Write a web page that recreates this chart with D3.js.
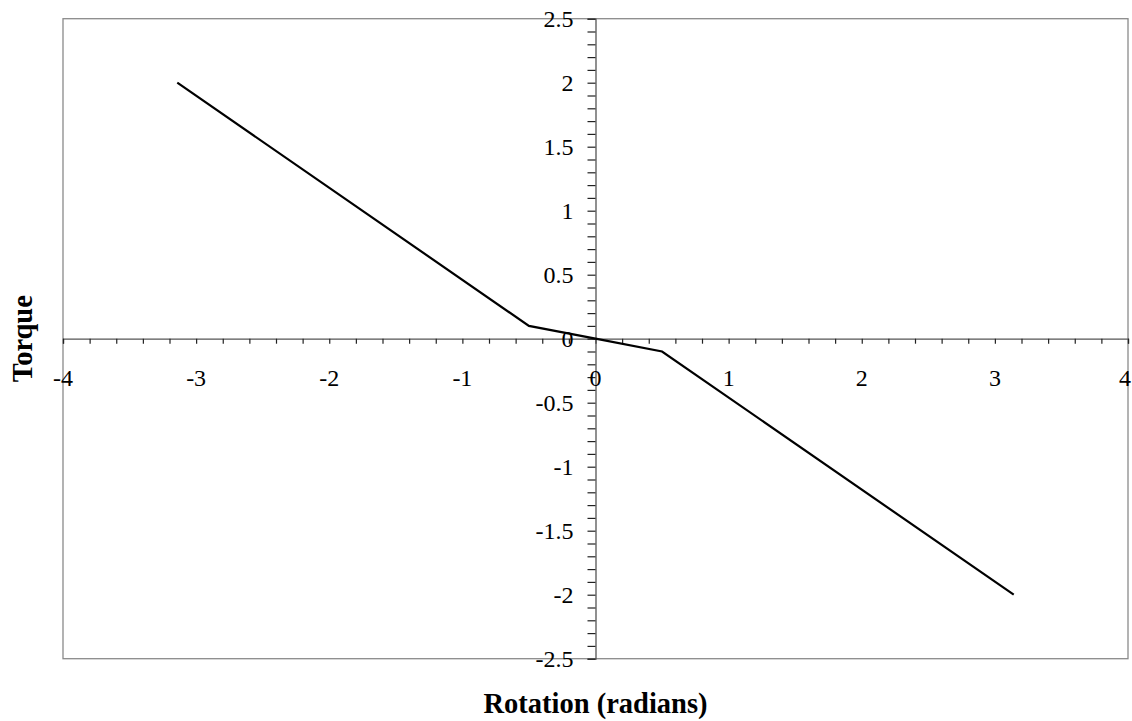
<!DOCTYPE html>
<html>
<head>
<meta charset="utf-8">
<script src="https://cdn.jsdelivr.net/npm/d3@7"></script>
<style>
  html, body { margin: 0; padding: 0; background: #fff; }
  svg { display: block; }
  text { font-family: "Liberation Serif", "Times New Roman", serif; fill: #000; }
</style>
</head>
<body>
<svg id="chart" width="1132" height="721"></svg>
<script>
// Torque vs rotation response (piecewise linear)
const rotation = [-3.14159, -0.5, 0, 0.5, 3.14159];
const torque   = [2, 0.1, 0, -0.1, -2];

// Axis labelling
const xTickLabels = [-4, -3, -2, -1, 0, 1, 2, 3, 4];
const yTickLabels = [-2.5, -2, -1.5, -1, -0.5, 0, 0.5, 1, 1.5, 2, 2.5];
const xTitle = "Rotation (radians)";
const yTitle = "Torque";

const W = 1132;
const svg = d3.select("#chart");
const plot = { left: 63, right: 1128, top: 18.7, bottom: 658.7 };

const x = d3.scaleLinear().domain([-4, 4]).range([plot.left, plot.right]);
const y = d3.scaleLinear().domain([-2.5, 2.5]).range([plot.bottom, plot.top]);

// plot frame
svg.append("rect")
  .attr("x", plot.left).attr("y", plot.top)
  .attr("width", plot.right - plot.left).attr("height", plot.bottom - plot.top)
  .attr("fill", "none").attr("stroke", "#8a8a8a").attr("stroke-width", 1.3);

// minor tick positions
const xTicks = d3.range(0, 41).map(i => -4 + i * 0.2);
const yTicks = d3.range(0, 51).map(i => -2.5 + i * 0.1);

// horizontal axis through y = 0
const xAxis = d3.axisBottom(x).tickValues(xTicks).tickSize(5).tickFormat("");
const gx = svg.append("g").attr("transform", `translate(0,${y(0)})`).call(xAxis);
gx.select(".domain").attr("stroke", "#555").attr("stroke-width", 1.3);
gx.selectAll(".tick line").attr("stroke", "#222").attr("stroke-width", 1.2);

// vertical axis through x = 0
const yAxis = d3.axisLeft(y).tickValues(yTicks).tickSize(8).tickFormat("");
const gy = svg.append("g").attr("transform", `translate(${x(0)},0)`).call(yAxis);
gy.select(".domain").attr("stroke", "#555").attr("stroke-width", 1.3);
gy.selectAll(".tick line").attr("stroke", "#222").attr("stroke-width", 1.2);

// tick labels (kept inside the drawing width)
const xLabels = svg.append("g").selectAll("text").data(xTickLabels).join("text")
  .attr("x", d => x(d))
  .attr("y", y(0) + 47)
  .attr("text-anchor", "middle")
  .attr("font-size", 24)
  .text(d => d);
xLabels.each(function() {
  const b = this.getBBox();
  const over = b.x + b.width - (W - 1);
  if (over > 0) d3.select(this).attr("x", +d3.select(this).attr("x") - over);
});

svg.append("g").selectAll("text").data(yTickLabels).join("text")
  .attr("x", x(0) - 22)
  .attr("y", d => y(d))
  .attr("dy", "0.35em")
  .attr("text-anchor", "end")
  .attr("font-size", 24)
  .text(d => d);

// series
const line = d3.line().x(d => x(d[0])).y(d => y(d[1]));
svg.append("path")
  .datum(d3.zip(rotation, torque))
  .attr("d", line)
  .attr("fill", "none")
  .attr("stroke", "#000")
  .attr("stroke-width", 2.2)
  .attr("stroke-linejoin", "miter");

// axis titles
svg.append("text")
  .attr("x", x(0))
  .attr("y", 713)
  .attr("text-anchor", "middle")
  .attr("font-size", 28.5)
  .attr("font-weight", "bold")
  .text(xTitle);

svg.append("text")
  .attr("transform", `translate(32,${y(0)}) rotate(-90)`)
  .attr("text-anchor", "middle")
  .attr("font-size", 28.5)
  .attr("font-weight", "bold")
  .text(yTitle);
</script>
</body>
</html>
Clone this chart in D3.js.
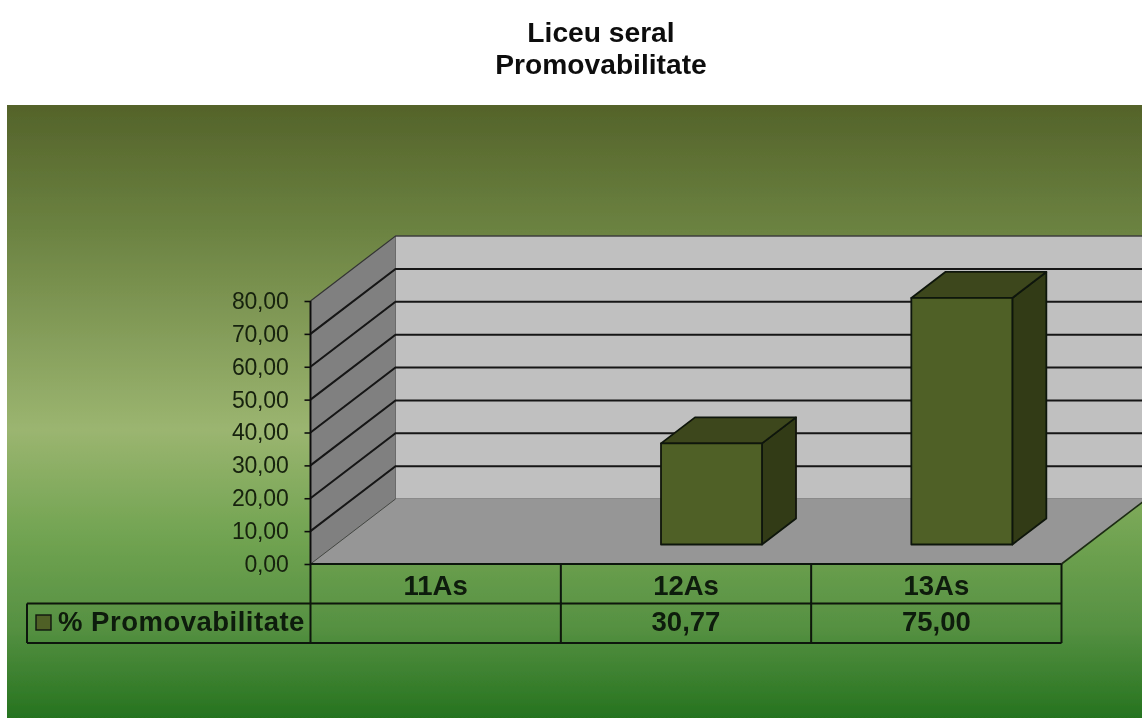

--*--

WORK TO BE COMPLETED »
Look for the word "this" and return every line where it occurs.

EXERCISE OUTPUT »
Write a web page that recreates this chart with D3.js.
  const b = this.getBBox();
  if (over > 0) d3.select(this).attr("x", +d3.select(this).attr("x") - over);
Clone this chart in D3.js.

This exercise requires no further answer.